• WHAT YOU ARE ASKED TO DO
Skip every image and restate the data word for word.

• RECORDED INFORMATION
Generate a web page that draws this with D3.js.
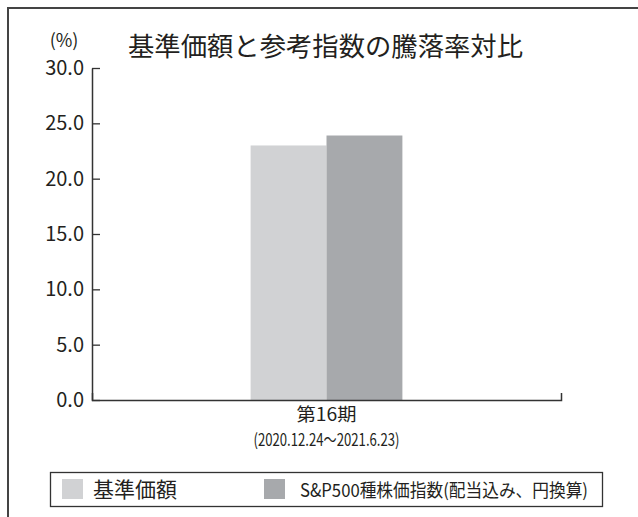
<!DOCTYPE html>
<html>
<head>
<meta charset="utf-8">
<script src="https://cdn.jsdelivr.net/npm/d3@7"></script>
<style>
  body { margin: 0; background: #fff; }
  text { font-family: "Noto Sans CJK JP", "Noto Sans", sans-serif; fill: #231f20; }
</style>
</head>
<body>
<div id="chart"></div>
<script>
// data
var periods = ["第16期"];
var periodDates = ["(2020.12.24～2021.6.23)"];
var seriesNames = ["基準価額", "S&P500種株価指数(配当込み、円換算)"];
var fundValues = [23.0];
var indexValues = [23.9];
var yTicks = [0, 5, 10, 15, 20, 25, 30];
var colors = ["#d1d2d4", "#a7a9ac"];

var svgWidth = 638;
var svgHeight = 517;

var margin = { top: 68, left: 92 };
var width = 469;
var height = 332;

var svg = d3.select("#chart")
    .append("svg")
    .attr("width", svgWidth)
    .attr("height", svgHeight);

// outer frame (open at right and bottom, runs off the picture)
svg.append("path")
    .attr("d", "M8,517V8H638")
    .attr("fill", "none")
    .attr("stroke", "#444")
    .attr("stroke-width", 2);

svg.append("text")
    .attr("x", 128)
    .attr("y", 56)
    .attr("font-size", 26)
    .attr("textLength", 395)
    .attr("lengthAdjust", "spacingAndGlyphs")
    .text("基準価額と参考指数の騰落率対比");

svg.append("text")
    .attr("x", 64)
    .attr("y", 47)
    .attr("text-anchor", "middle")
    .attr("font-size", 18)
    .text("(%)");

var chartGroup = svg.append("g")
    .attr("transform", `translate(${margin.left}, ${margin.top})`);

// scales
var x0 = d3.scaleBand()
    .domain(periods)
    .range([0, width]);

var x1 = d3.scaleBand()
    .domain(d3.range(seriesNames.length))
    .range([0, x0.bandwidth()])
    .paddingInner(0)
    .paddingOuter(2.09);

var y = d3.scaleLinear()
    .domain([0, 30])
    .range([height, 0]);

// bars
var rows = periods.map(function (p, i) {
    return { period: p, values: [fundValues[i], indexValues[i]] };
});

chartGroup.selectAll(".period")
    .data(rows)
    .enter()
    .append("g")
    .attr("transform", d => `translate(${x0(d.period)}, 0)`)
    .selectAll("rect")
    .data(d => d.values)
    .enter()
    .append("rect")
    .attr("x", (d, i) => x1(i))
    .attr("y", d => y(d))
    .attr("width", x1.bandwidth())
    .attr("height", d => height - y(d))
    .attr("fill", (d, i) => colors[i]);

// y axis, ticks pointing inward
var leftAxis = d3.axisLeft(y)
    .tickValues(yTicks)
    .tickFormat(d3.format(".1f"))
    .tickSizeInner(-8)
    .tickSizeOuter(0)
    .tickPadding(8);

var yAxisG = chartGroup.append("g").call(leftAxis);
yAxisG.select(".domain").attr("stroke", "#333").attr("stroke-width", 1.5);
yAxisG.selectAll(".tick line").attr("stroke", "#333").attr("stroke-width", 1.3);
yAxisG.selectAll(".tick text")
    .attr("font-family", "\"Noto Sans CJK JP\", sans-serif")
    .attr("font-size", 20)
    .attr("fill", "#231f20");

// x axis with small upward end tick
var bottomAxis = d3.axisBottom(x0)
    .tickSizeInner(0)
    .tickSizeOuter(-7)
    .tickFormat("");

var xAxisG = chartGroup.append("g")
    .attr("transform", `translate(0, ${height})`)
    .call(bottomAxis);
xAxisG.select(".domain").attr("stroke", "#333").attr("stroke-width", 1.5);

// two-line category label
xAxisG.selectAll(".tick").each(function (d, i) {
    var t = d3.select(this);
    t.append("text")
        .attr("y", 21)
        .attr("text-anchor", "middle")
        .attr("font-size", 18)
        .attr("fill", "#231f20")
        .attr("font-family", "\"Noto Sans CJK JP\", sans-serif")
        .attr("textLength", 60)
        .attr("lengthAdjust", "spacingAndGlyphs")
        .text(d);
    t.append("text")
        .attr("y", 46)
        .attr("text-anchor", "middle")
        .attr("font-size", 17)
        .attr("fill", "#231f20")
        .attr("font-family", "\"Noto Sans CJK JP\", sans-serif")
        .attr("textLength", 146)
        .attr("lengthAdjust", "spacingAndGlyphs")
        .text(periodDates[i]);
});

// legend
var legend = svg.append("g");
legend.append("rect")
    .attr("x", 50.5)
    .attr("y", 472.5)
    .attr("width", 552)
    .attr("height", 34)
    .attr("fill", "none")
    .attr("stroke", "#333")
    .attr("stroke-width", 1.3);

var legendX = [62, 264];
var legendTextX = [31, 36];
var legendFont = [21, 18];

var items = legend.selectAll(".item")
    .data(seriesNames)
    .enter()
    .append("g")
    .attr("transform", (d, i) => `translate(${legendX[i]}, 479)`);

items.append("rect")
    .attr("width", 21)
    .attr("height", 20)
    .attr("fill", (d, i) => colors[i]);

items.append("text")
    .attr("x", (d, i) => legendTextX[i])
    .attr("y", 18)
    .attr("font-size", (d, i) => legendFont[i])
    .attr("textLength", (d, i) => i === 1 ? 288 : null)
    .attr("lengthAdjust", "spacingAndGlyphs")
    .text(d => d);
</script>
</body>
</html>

• WRITTEN RESPONSE
Generate a web page that draws this with D3.js.
<!DOCTYPE html>
<html>
<head>
<meta charset="utf-8">
<script src="https://cdn.jsdelivr.net/npm/d3@7"></script>
<style>
  body { margin: 0; background: #fff; }
  text { font-family: "Noto Sans CJK JP", "Noto Sans", sans-serif; fill: #231f20; }
</style>
</head>
<body>
<div id="chart"></div>
<script>
// data
var periods = ["第16期"];
var periodDates = ["(2020.12.24～2021.6.23)"];
var seriesNames = ["基準価額", "S&P500種株価指数(配当込み、円換算)"];
var fundValues = [23.0];
var indexValues = [23.9];
var yTicks = [0, 5, 10, 15, 20, 25, 30];
var colors = ["#d1d2d4", "#a7a9ac"];

var svgWidth = 638;
var svgHeight = 517;

var margin = { top: 68, left: 92 };
var width = 469;
var height = 332;

var svg = d3.select("#chart")
    .append("svg")
    .attr("width", svgWidth)
    .attr("height", svgHeight);

// outer frame (open at right and bottom, runs off the picture)
svg.append("path")
    .attr("d", "M8,517V8H638")
    .attr("fill", "none")
    .attr("stroke", "#444")
    .attr("stroke-width", 2);

svg.append("text")
    .attr("x", 128)
    .attr("y", 56)
    .attr("font-size", 26)
    .attr("textLength", 395)
    .attr("lengthAdjust", "spacingAndGlyphs")
    .text("基準価額と参考指数の騰落率対比");

svg.append("text")
    .attr("x", 64)
    .attr("y", 47)
    .attr("text-anchor", "middle")
    .attr("font-size", 18)
    .text("(%)");

var chartGroup = svg.append("g")
    .attr("transform", `translate(${margin.left}, ${margin.top})`);

// scales
var x0 = d3.scaleBand()
    .domain(periods)
    .range([0, width]);

var x1 = d3.scaleBand()
    .domain(d3.range(seriesNames.length))
    .range([0, x0.bandwidth()])
    .paddingInner(0)
    .paddingOuter(2.09);

var y = d3.scaleLinear()
    .domain([0, 30])
    .range([height, 0]);

// bars
var rows = periods.map(function (p, i) {
    return { period: p, values: [fundValues[i], indexValues[i]] };
});

chartGroup.selectAll(".period")
    .data(rows)
    .enter()
    .append("g")
    .attr("transform", d => `translate(${x0(d.period)}, 0)`)
    .selectAll("rect")
    .data(d => d.values)
    .enter()
    .append("rect")
    .attr("x", (d, i) => x1(i))
    .attr("y", d => y(d))
    .attr("width", x1.bandwidth())
    .attr("height", d => height - y(d))
    .attr("fill", (d, i) => colors[i]);

// y axis, ticks pointing inward
var leftAxis = d3.axisLeft(y)
    .tickValues(yTicks)
    .tickFormat(d3.format(".1f"))
    .tickSizeInner(-8)
    .tickSizeOuter(0)
    .tickPadding(8);

var yAxisG = chartGroup.append("g").call(leftAxis);
yAxisG.select(".domain").attr("stroke", "#333").attr("stroke-width", 1.5);
yAxisG.selectAll(".tick line").attr("stroke", "#333").attr("stroke-width", 1.3);
yAxisG.selectAll(".tick text")
    .attr("font-family", "\"Noto Sans CJK JP\", sans-serif")
    .attr("font-size", 20)
    .attr("fill", "#231f20");

// x axis with small upward end tick
var bottomAxis = d3.axisBottom(x0)
    .tickSizeInner(0)
    .tickSizeOuter(-7)
    .tickFormat("");

var xAxisG = chartGroup.append("g")
    .attr("transform", `translate(0, ${height})`)
    .call(bottomAxis);
xAxisG.select(".domain").attr("stroke", "#333").attr("stroke-width", 1.5);

// two-line category label
xAxisG.selectAll(".tick").each(function (d, i) {
    var t = d3.select(this);
    t.append("text")
        .attr("y", 21)
        .attr("text-anchor", "middle")
        .attr("font-size", 18)
        .attr("fill", "#231f20")
        .attr("font-family", "\"Noto Sans CJK JP\", sans-serif")
        .attr("textLength", 60)
        .attr("lengthAdjust", "spacingAndGlyphs")
        .text(d);
    t.append("text")
        .attr("y", 46)
        .attr("text-anchor", "middle")
        .attr("font-size", 17)
        .attr("fill", "#231f20")
        .attr("font-family", "\"Noto Sans CJK JP\", sans-serif")
        .attr("textLength", 146)
        .attr("lengthAdjust", "spacingAndGlyphs")
        .text(periodDates[i]);
});

// legend
var legend = svg.append("g");
legend.append("rect")
    .attr("x", 50.5)
    .attr("y", 472.5)
    .attr("width", 552)
    .attr("height", 34)
    .attr("fill", "none")
    .attr("stroke", "#333")
    .attr("stroke-width", 1.3);

var legendX = [62, 264];
var legendTextX = [31, 36];
var legendFont = [21, 18];

var items = legend.selectAll(".item")
    .data(seriesNames)
    .enter()
    .append("g")
    .attr("transform", (d, i) => `translate(${legendX[i]}, 479)`);

items.append("rect")
    .attr("width", 21)
    .attr("height", 20)
    .attr("fill", (d, i) => colors[i]);

items.append("text")
    .attr("x", (d, i) => legendTextX[i])
    .attr("y", 18)
    .attr("font-size", (d, i) => legendFont[i])
    .attr("textLength", (d, i) => i === 1 ? 288 : null)
    .attr("lengthAdjust", "spacingAndGlyphs")
    .text(d => d);
</script>
</body>
</html>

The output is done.